= Ann Newdigate =

South African-born Canadian artist (1931–2023)

Ann Newdigate (August 17, 1934 – December 13, 2023) was a South African-born Canadian fibre artist who worked primarily in tapestries.

==Early life and education==
Newdigate was born in Grahamstown, South Africa and received a BA in African Studies and English Literature from the University of Cape Town. She came to Canada in 1966. She received a BFA and a MFA from the University of Saskatchewan. She pursued post-graduate studies in tapestry at the Edinburgh College of Art.

==Career==
From 1982 to 1987, Newdigate taught drawing, design and art education at the University of Saskatchewan. She also taught drawing and initiated the tapestry course in the fine arts program at Monash University as a visiting fellow. From 1992 to 1995, Newdigate served on the Saskatchewan Arts Board. She lived on Hornby Island in British Columbia.

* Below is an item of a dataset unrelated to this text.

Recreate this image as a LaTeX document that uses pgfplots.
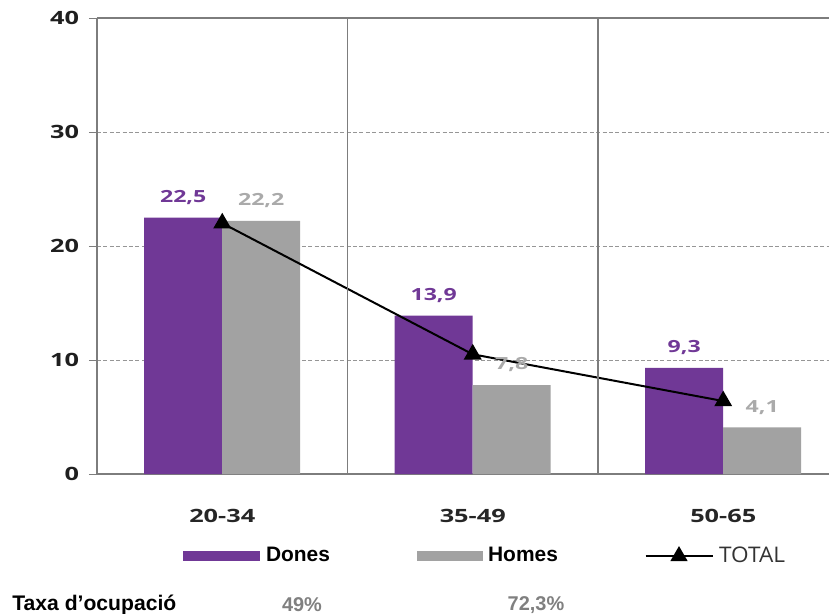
\documentclass[border=0pt]{standalone}
\usepackage{fontspec}
\usepackage{pgfplots}
\pgfplotsset{compat=1.18}
\setmainfont{Liberation Sans}
\newfontfamily\axfont[FakeStretch=1.38]{Open Sans}
\newfontfamily\osfont[FakeStretch=1.05]{Open Sans}
\definecolor{dones}{RGB}{112,56,150}
\definecolor{homes}{RGB}{162,162,162}
\definecolor{homesl}{RGB}{170,170,170}
\definecolor{gridc}{RGB}{150,150,150}
\definecolor{axc}{RGB}{125,125,125}
\definecolor{pctc}{RGB}{128,128,128}
\begin{document}
\begin{tikzpicture}[x=1bp,y=1bp]
\path[use as bounding box] (-48.5,-70) rectangle (366,237);
\begin{axis}[
  at={(0,0)}, anchor=south west,
  scale only axis, width=366bp, height=228bp,
  xmin=-0.5, xmax=2.4223, ymin=0, ymax=40,
  axis x line*=box, axis y line*=left,
  axis line style={axc, line width=0.6bp},
  ytick={0,10,20,30,40},
  xtick={0,1,2}, xticklabels={20-34,35-49,50-65},
  xtick style={draw=none},
  ytick style={axc, line width=0.5bp},
  tick align=outside, major tick length=4bp,
  ymajorgrids,
  grid style={gridc, dash pattern=on 2bp off 1.2bp, line width=0.5bp},
  /pgf/number format/assume math mode=true,
  /pgf/number format/fixed,
  /pgf/number format/precision=1,
  /pgf/number format/fixed zerofill,
  /pgf/number format/use comma,
  yticklabel style={font=\axfont\bfseries\fontsize{9.2}{10}\selectfont, color=black!88, xshift=-1.5bp},
  yticklabel={\pgfmathprintnumber[precision=0,fixed zerofill=false]{\tick}},
  xticklabel style={font=\axfont\bfseries\fontsize{9.2}{10}\selectfont, color=black!85, yshift=-10bp},
  legend style={at={(0.1175,-0.18)}, anchor=west, draw=none, fill=none, inner sep=0pt,
    legend columns=3,
    /tikz/every even column/.append style={column sep=40.5bp},
    nodes={inner sep=2.8bp}},
  legend cell align=left,
]
\addplot[ybar, bar width=39bp, bar shift=-19.5bp, fill=dones, draw=none,
  nodes near coords,
  every node near coord/.append style={font=\axfont\bfseries\fontsize{8.4}{10}\selectfont, color=dones, yshift=3bp, xshift=-19.5bp},
  legend image code/.code={\fill[dones] (0bp,-2.6bp) rectangle (38.5bp,2.6bp);}]
  coordinates {(0,22.5) (1,13.9) (2,9.3)};
\addlegendentry{\bfseries\fontsize{10.5}{12}\selectfont Dones}
\addplot[ybar, bar width=39bp, bar shift=19.5bp, fill=homes, draw=none,
  nodes near coords,
  every node near coord/.append style={font=\axfont\bfseries\fontsize{8.4}{10}\selectfont, color=homesl, yshift=3bp, xshift=19.5bp},
  legend image code/.code={\fill[homes] (0bp,-2.6bp) rectangle (33bp,2.6bp);}]
  coordinates {(0,22.2) (1,7.8) (2,4.1)};
\addlegendentry{\bfseries\fontsize{10.5}{12}\selectfont Homes}
\addplot[black, line width=1bp, mark=triangle*, mark size=4.2bp,
  legend image code/.code={\draw[black, line width=1bp] (0bp,0bp) -- (33.5bp,0bp);
     \draw[black] plot[mark=triangle*, mark size=4bp] coordinates {(16.75bp,0bp)};}]
  coordinates {(0,22.0) (1,10.5) (2,6.4)};
\addlegendentry{\osfont\fontsize{10.8}{12}\selectfont\color{black!80}TOTAL}
\draw[axc, line width=0.6bp] (axis cs:0.5,-1.25) -- (axis cs:0.5,40);
\draw[axc, line width=0.6bp] (axis cs:1.5,-1.25) -- (axis cs:1.5,40);
\end{axis}
\node[anchor=west, font=\bfseries\fontsize{10.6}{12}\selectfont, inner sep=0pt] at (-42.5,-65.5) {Taxa d’ocupació};
\node[font=\bfseries\fontsize{10}{12}\selectfont, color=pctc, inner sep=0pt] at (102.5,-65.5) {49\%};
\node[font=\bfseries\fontsize{10}{12}\selectfont, color=pctc, inner sep=0pt] at (219.5,-65.5) {72,3\%};
\end{tikzpicture}
\end{document}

Newdigate contributed the essay "Kinda art, sorta tapestry" to the anthology New feminist art criticism: critical strategies.

Newdigate's 1984 tapestry Creatures of Habit, purchased by the Government of Canada, was mistakenly placed in the lost and found at Montréal–Mirabel International Airport and sold at auction.

Newdigate's art has appeared in exhibitions across Canada and in the United States and Australia. Her work is included in the collections of the Canada Council Art Bank, the Canadian Museum of History, the MacKenzie Art Gallery in Regina, Saskatchewan, the City of Regina, the City of Ottawa, the Burnaby Art Gallery, the Art Gallery of Greater Victoria, the Remai Modern, and the Toronto Dominion Bank in Edmonton, Alberta.

==Personal life and death==
Newdigate was married to John Aitken Mills, who died in 2012. She died on December 13, 2023, at the age of 89.